▶ Records
──────────────────────────────

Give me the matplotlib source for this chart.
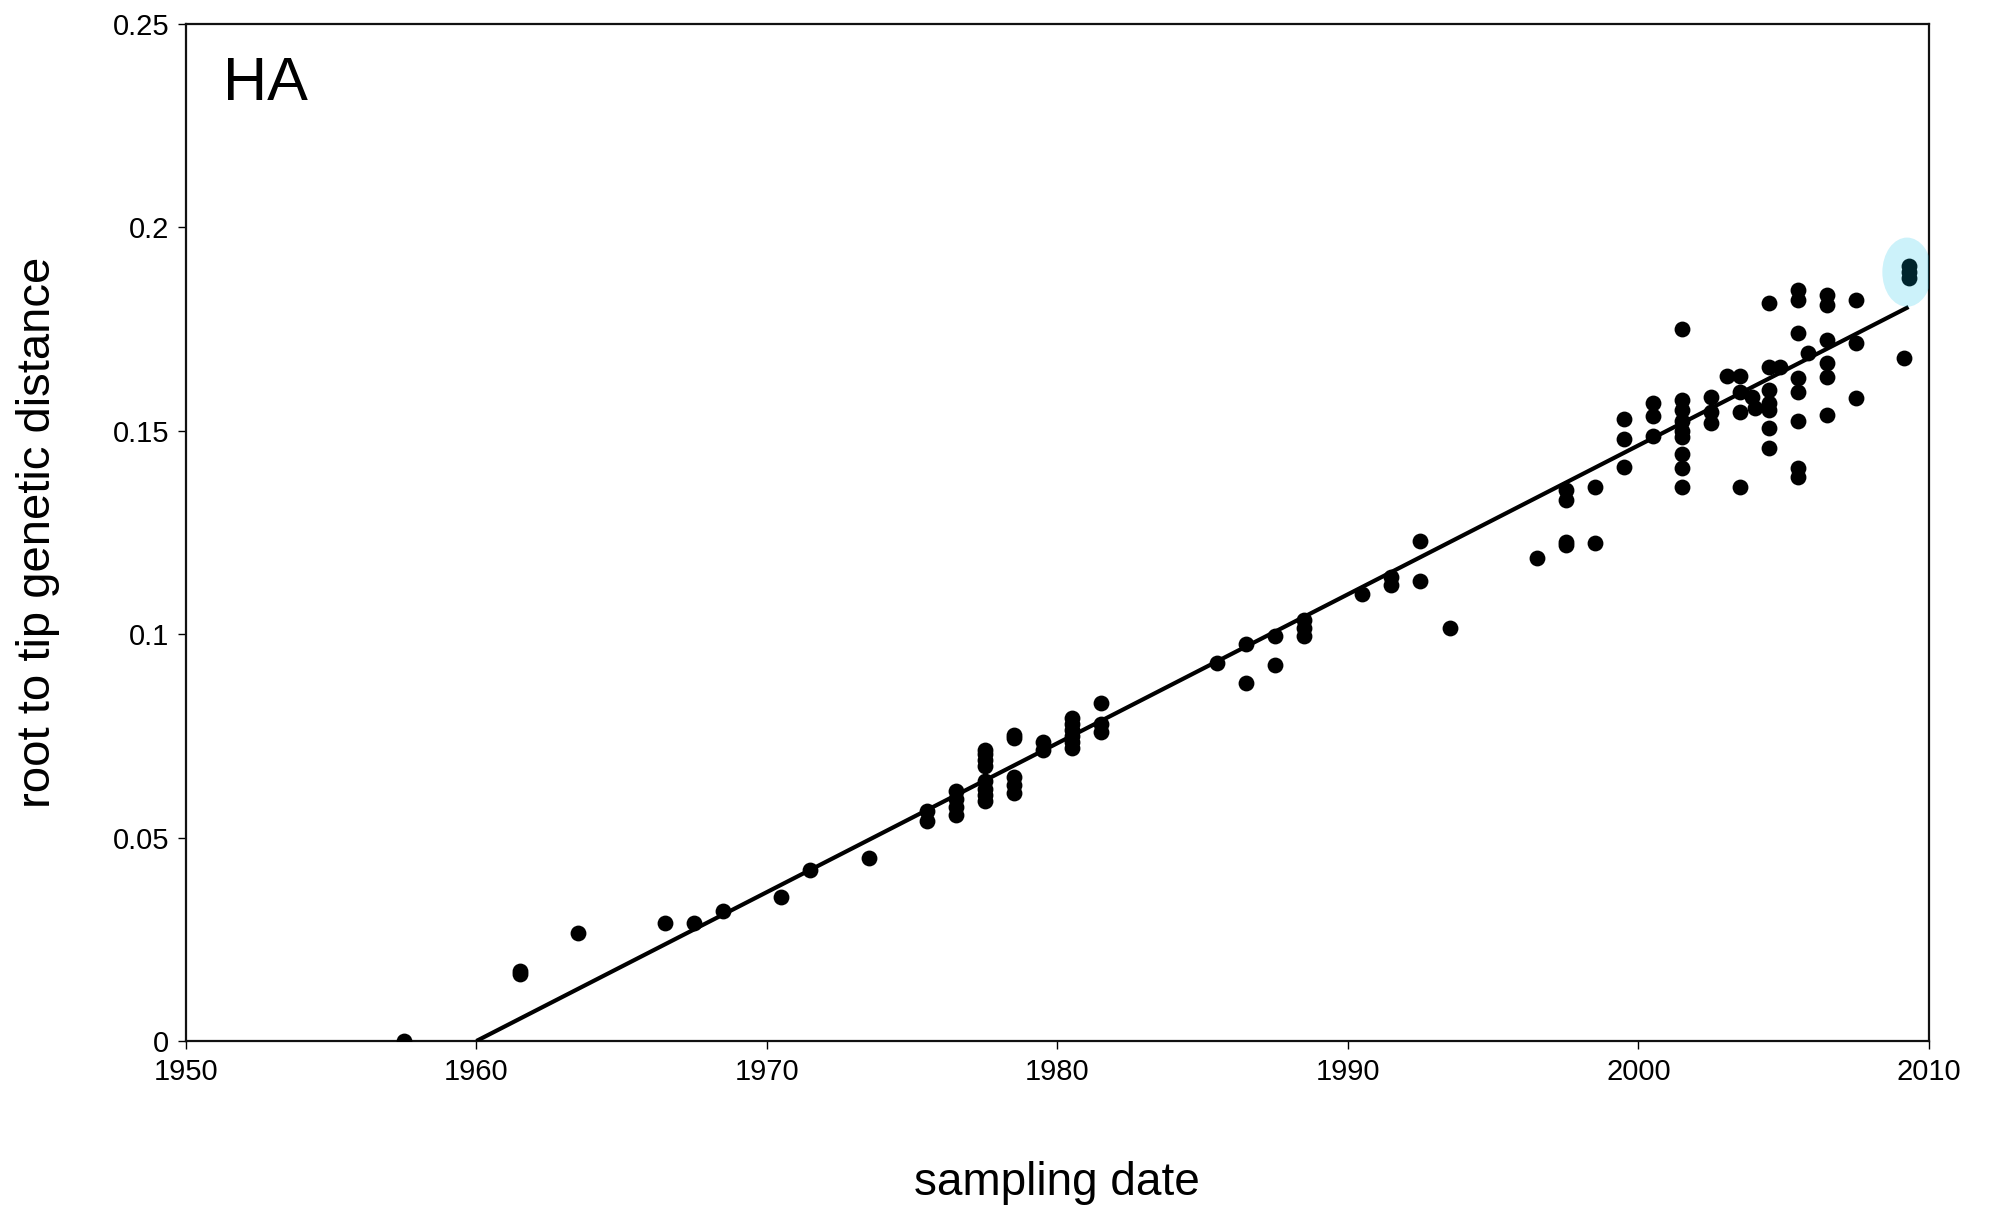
import numpy as np
import matplotlib
matplotlib.use("Agg")
import matplotlib.pyplot as plt
from matplotlib.patches import Ellipse

plt.rcParams['font.family'] = ['Liberation Sans', 'DejaVu Sans']

# root-to-tip distances per sampling year (HA segment)
dates = [1957.5,
         1961.5, 1961.5,
         1963.5, 1966.5, 1967.5, 1968.5, 1970.5, 1971.5, 1973.5,
         1975.5, 1975.5,
         1976.5, 1976.5, 1976.5, 1976.5,
         1977.5, 1977.5, 1977.5, 1977.5, 1977.5, 1977.5, 1977.5, 1977.5,
         1978.5, 1978.5, 1978.5, 1978.5, 1978.5,
         1979.5, 1979.5,
         1980.5, 1980.5, 1980.5, 1980.5, 1980.5, 1980.5,
         1981.5, 1981.5, 1981.5,
         1985.5,
         1986.5, 1986.5,
         1987.5, 1987.5,
         1988.5, 1988.5, 1988.5,
         1990.5,
         1991.5, 1991.5,
         1992.5, 1992.5,
         1993.5,
         1996.5,
         1997.5, 1997.5, 1997.5, 1997.5,
         1998.5, 1998.5,
         1999.5, 1999.5, 1999.5,
         2000.5, 2000.5, 2000.5,
         2001.5, 2001.5, 2001.5, 2001.5, 2001.5, 2001.5, 2001.5, 2001.5, 2001.5,
         2002.5, 2002.5, 2002.5,
         2003.05,
         2003.5, 2003.5, 2003.5, 2003.5,
         2003.9, 2004.0,
         2004.5, 2004.5, 2004.5, 2004.5, 2004.5, 2004.5, 2004.5,
         2004.87,
         2005.5, 2005.5, 2005.5, 2005.5, 2005.5, 2005.5, 2005.5, 2005.5,
         2005.83,
         2006.5, 2006.5, 2006.5, 2006.5, 2006.5, 2006.5,
         2007.5, 2007.5, 2007.5,
         2009.15,
         2009.3, 2009.3, 2009.3]

distance = [0.000,
            0.0165, 0.0172,
            0.0265, 0.029, 0.029, 0.032, 0.0355, 0.042, 0.045,
            0.054, 0.0565,
            0.0555, 0.0575, 0.0595, 0.0615,
            0.059, 0.0605, 0.062, 0.064, 0.0675, 0.069, 0.0705, 0.0715,
            0.061, 0.063, 0.065, 0.0745, 0.0752,
            0.0715, 0.0735,
            0.072, 0.0735, 0.075, 0.0765, 0.078, 0.0795,
            0.076, 0.078, 0.083,
            0.093,
            0.088, 0.0975,
            0.0925, 0.0995,
            0.0995, 0.1015, 0.1035,
            0.110,
            0.112, 0.114,
            0.113, 0.123,
            0.1015,
            0.1187,
            0.122, 0.1227, 0.133, 0.1355,
            0.1224, 0.1362,
            0.141, 0.148, 0.153,
            0.1487, 0.1536, 0.1568,
            0.1362, 0.1409, 0.1443, 0.1485, 0.150, 0.1525, 0.155, 0.1575, 0.175,
            0.152, 0.1546, 0.1583,
            0.1635,
            0.1362, 0.1546, 0.1595, 0.1635,
            0.1583, 0.1556,
            0.1458, 0.1507, 0.155, 0.1568, 0.160, 0.1657, 0.1814,
            0.1657,
            0.1386, 0.1409, 0.1524, 0.1595, 0.163, 0.174, 0.1822, 0.1846,
            0.1691,
            0.1539, 0.1632, 0.1667, 0.1723, 0.181, 0.1834,
            0.158, 0.1716, 0.1822,
            0.168,
            0.1875, 0.189, 0.1905]

# regression: root date and substitution rate
root_year = 1960.0
rate = 0.00366

# 2009 pandemic samples (highlighted)
pandemic_date = 2009.25
pandemic_dist = 0.189

x_ticks = [1950, 1960, 1970, 1980, 1990, 2000, 2010]
y_ticks = [0, 0.05, 0.1, 0.15, 0.2, 0.25]
y_tick_labels = ["0", "0.05", "0.1", "0.15", "0.2", "0.25"]

dates = np.array(dates)
distance = np.array(distance)

fig = plt.figure(figsize=(19.99, 12.13), dpi=100)
ax = fig.add_axes([0.0930, 0.1418, 0.8719, 0.8384])

ax.scatter(dates, distance, s=130, color="black", zorder=3, linewidths=0)

# regression line from the root date to the latest sample
line_x = np.array([root_year, dates.max()])
ax.plot(line_x, rate * (line_x - root_year), color="black", lw=3, zorder=4,
        solid_capstyle="butt")

ax.add_patch(Ellipse((pandemic_date, pandemic_dist), 1.7, 0.017,
                     facecolor=(0, 190/255, 230/255), alpha=0.2,
                     edgecolor="none", zorder=5))

ax.set_xlim(1950, 2010)
ax.set_ylim(0, 0.25)
ax.set_xticks(x_ticks)
ax.set_yticks(y_ticks)
ax.set_yticklabels(y_tick_labels)
ax.tick_params(direction="out", length=6, width=1, labelsize=21, pad=6)

for sp in ax.spines.values():
    sp.set_linewidth(1.6)
    sp.set_color("#111111")

ax.set_xlabel("sampling date", fontsize=33, labelpad=54)
ax.set_ylabel("root to tip genetic distance", fontsize=34, labelpad=38)

ax.text(0.0215, 0.925, "HA", transform=ax.transAxes, fontsize=44,
        va="baseline", ha="left")

fig.savefig("out.png", dpi=100)
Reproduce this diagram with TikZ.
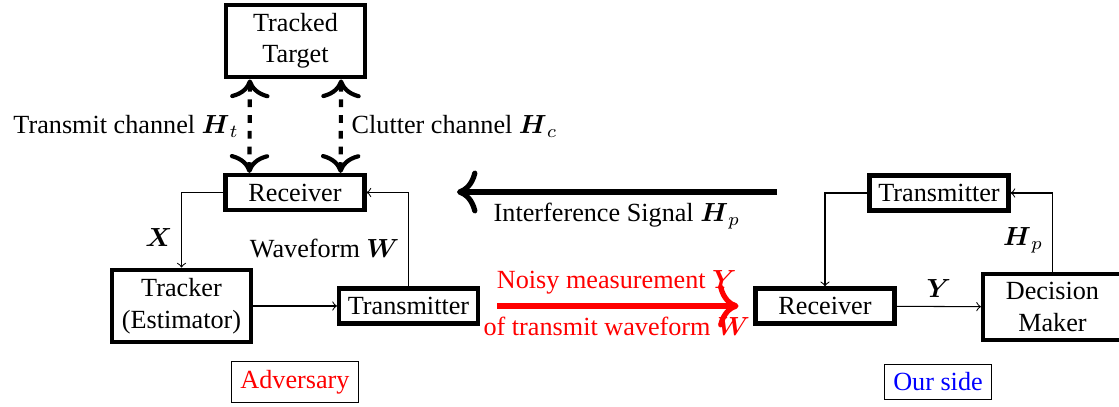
\documentclass[tikz,border=0pt]{standalone}
\usepackage{amsmath}
\usepackage{fontspec}
\setmainfont{Liberation Serif}
\usetikzlibrary{positioning,arrows.meta}
\tikzset{>=to, % plain open arrow heads
x=0.3817pt, y=-0.3817pt, % one unit is one pixel of the layout
block/.style={draw, ultra thick, minimum width=53pt, align=center}, % the boxes of both sides
tag/.style={draw, thin}, % the side names under each loop
bigtip/.style={-{Computer Modern Rightarrow[scale=1.3]}}, % heavy arrows
channel/.style={{Computer Modern Rightarrow[scale=1.4]}-{Computer Modern Rightarrow[scale=1.4]}, ultra thick, dashed}, % target channels
}

\begin{document}
\begin{tikzpicture}
\useasboundingbox (0,0) rectangle (1119,407);
% adversary side
\node[block] (target) at (295.5,41) {Tracked\\Target};
\node[block] (advrx) at (295,192.5) {Receiver};
\node[block] (tracker) at (181.5,306) {Tracker\\(Estimator)};
\node[block] (advtx) at (408.5,306) {Transmitter};
\node[tag, text=red] (advlabel) at (295,382) {Adversary};
% our side
\node[block] (ourtx) at (939,193) {Transmitter};
\node[block] (ourrx) at (825,306) {Receiver};
\node[block] (decision) at (1052.5,307) {Decision\\Maker};
\node[tag, text=blue] (ourlabel) at (938,382) {Our side};
\coordinate (itstart) at (777,192);
\coordinate (itend) at (457,192);

\draw[channel] ([xshift=-17.4pt]target.south) -- node[left, solid]{Transmit channel $\boldsymbol{H}_t$} ([xshift=-17.4pt]advrx.north);
\draw[channel] ([xshift=17.4pt]target.south) -- node[right, solid]{Clutter channel $\boldsymbol{H}_c$} ([xshift=17.4pt]advrx.north);
\draw[->] (advrx.west) -| node[pos=0.8, left]{$\boldsymbol{X}$} (tracker.north);
\draw[->] (tracker) -- (advtx);
\draw[->] (advtx.north) |- node[pos=0.2, left]{Waveform $\boldsymbol{W}$} (advrx.east);

\draw[bigtip, line width=2pt] (itstart) -- node[below]{Interference Signal $\boldsymbol{H}_p$} (itend);
\draw[bigtip, line width=2pt, red, shorten <=6.5pt, shorten >=5.7pt] (advtx) -- node[above]{Noisy measurement $\boldsymbol{Y}$} node[below]{of transmit waveform $\boldsymbol{W}$} (ourrx);

\draw[->] (ourtx.west) -| (ourrx.north);
\draw[->] (ourrx) -- node[above]{$\boldsymbol{Y}$} (decision);
\draw[->] (decision.north) |- node[pos=0.2, left]{$\boldsymbol{H}_p$} (ourtx.east);
\end{tikzpicture}
\end{document}
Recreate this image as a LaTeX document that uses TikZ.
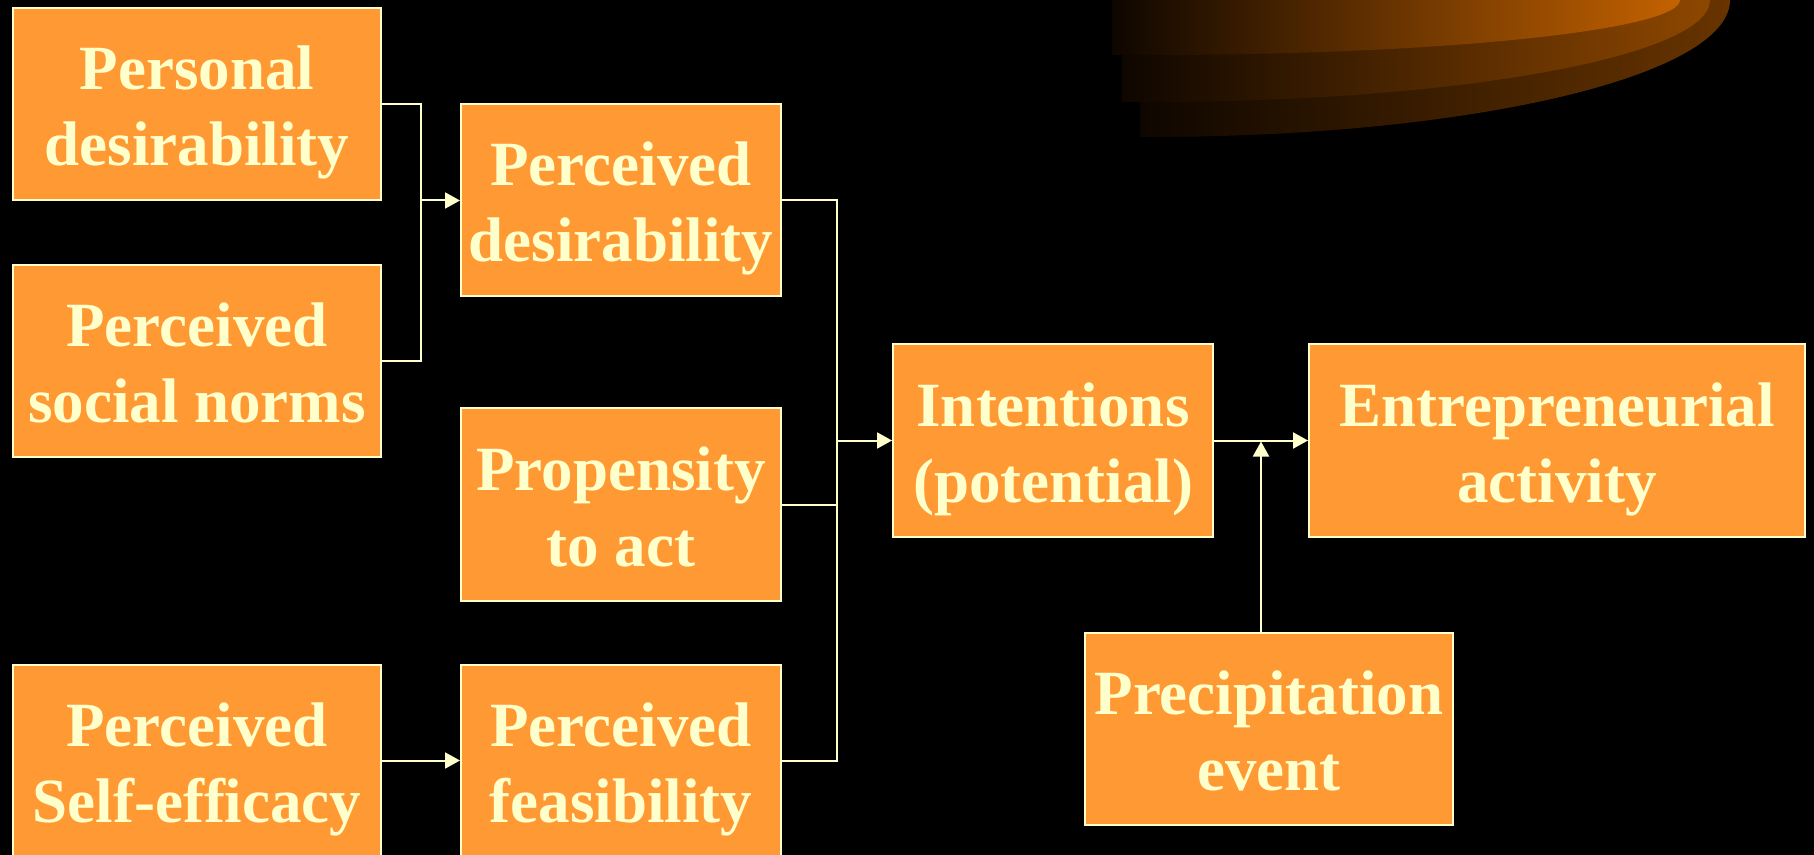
\documentclass[tikz,border=0pt]{standalone}
\usepackage{fontspec}
\setmainfont{Liberation Serif}
\usetikzlibrary{arrows.meta}

\definecolor{boxorange}{HTML}{FF9933}
\definecolor{paleyellow}{HTML}{FFFFCC}
\definecolor{swoopdark}{HTML}{0E0600}
\definecolor{swoopa}{HTML}{C46200}
\definecolor{swoopb}{HTML}{8E4700}
\definecolor{swoopc}{HTML}{683400}

% two lines of box text with fixed top and bottom struts
\newcommand{\twolines}[2]{\rule{0pt}{31.5pt}#1\\#2\rule[-8pt]{0pt}{8pt}}

\begin{document}
\begin{tikzpicture}[x=0.5pt, y=-0.5pt, >={Triangle[length=7.5pt,width=8pt]}]
\tikzstyle{box}=[draw=paleyellow, fill=boxorange, text=paleyellow, line width=1pt, inner sep=0pt, align=center, minimum height=96pt, font=\bfseries\fontsize{31.5}{38}\selectfont]
\tikzstyle{link}=[draw=paleyellow, line width=1pt]
\useasboundingbox[fill=black] (0,0) rectangle (1814,855);

% swoosh in the top corner
\shade[left color=swoopdark, right color=swoopc] (1140,-50) -- (1140,137) -- (1150,137) .. controls (1470,137) and (1730,76) .. (1730,0) -- (1730,-50) -- cycle;
\shade[left color=swoopdark, right color=swoopb] (1122,-50) -- (1122,102) -- (1150,102) .. controls (1459,102) and (1710,56) .. (1710,0) -- (1710,-50) -- cycle;
\shade[left color=swoopdark, right color=swoopa] (1112,-50) -- (1112,55) -- (1150,55) .. controls (1443,55) and (1680,30) .. (1680,0) -- (1680,-50) -- cycle;

\node[box, minimum width=184pt] (pdes)   at (197,104.5) {\twolines{Personal}{desirability}};
\node[box, minimum width=184pt] (psn)    at (197,361)   {\twolines{Perceived}{social norms}};
\node[box, minimum width=184pt] (pse)    at (197,760.5) {\twolines{Perceived}{Self-efficacy}};
\node[box, minimum width=160pt] (perdes) at (621,200.5) {\twolines{Perceived}{desirability}};
\node[box, minimum width=160pt] (prop)   at (621,504.5) {\twolines{Propensity}{to act}};
\node[box, minimum width=160pt] (pfeas)  at (621,760.5) {\twolines{Perceived}{feasibility}};
\node[box, minimum width=160pt] (intent) at (1053,440.5) {\twolines{Intentions}{(potential)}};
\node[box, minimum width=248pt] (entre)  at (1557,440.5) {\twolines{Entrepreneurial}{activity}};
\node[box, minimum width=184pt] (precip) at (1269,729)  {\twolines{Precipitation}{event}};

\coordinate (j1) at (420.5,200.5);
\coordinate (j2) at (837,440.5);

\draw[link] (pdes.east) -| (j1) |- (psn.east);
\draw[link,->] (j1) -- (perdes.west);
\draw[link] (perdes.east) -| (j2) |- (pfeas.east);
\draw[link] (prop.east) -- (prop.east -| j2);
\draw[link,->] (j2) -- (intent.west);
\draw[link,->] (pse.east) -- (pfeas.west);
\draw[link,->] (intent.east) -- (entre.west);
\draw[link,->] ([xshift=-4pt]precip.north) -- ([xshift=-4pt,yshift=-0.5pt]precip.north |- intent.east);
\end{tikzpicture}
\end{document}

──────────────────────────────

▶ SET EXERCISE
Copy nothing but the lines from the first one in the listing through the line with "plt.rcParams['font.family'] = ['Liberation", and omit the pictures.

▶ TASK RESPONSE
Give me the matplotlib source for this chart.
import numpy as np
import matplotlib
matplotlib.use("Agg")
import matplotlib.pyplot as plt
from matplotlib.patches import Ellipse

plt.rcParams['font.family'] = ['Liberation Sans', 'DejaVu Sans']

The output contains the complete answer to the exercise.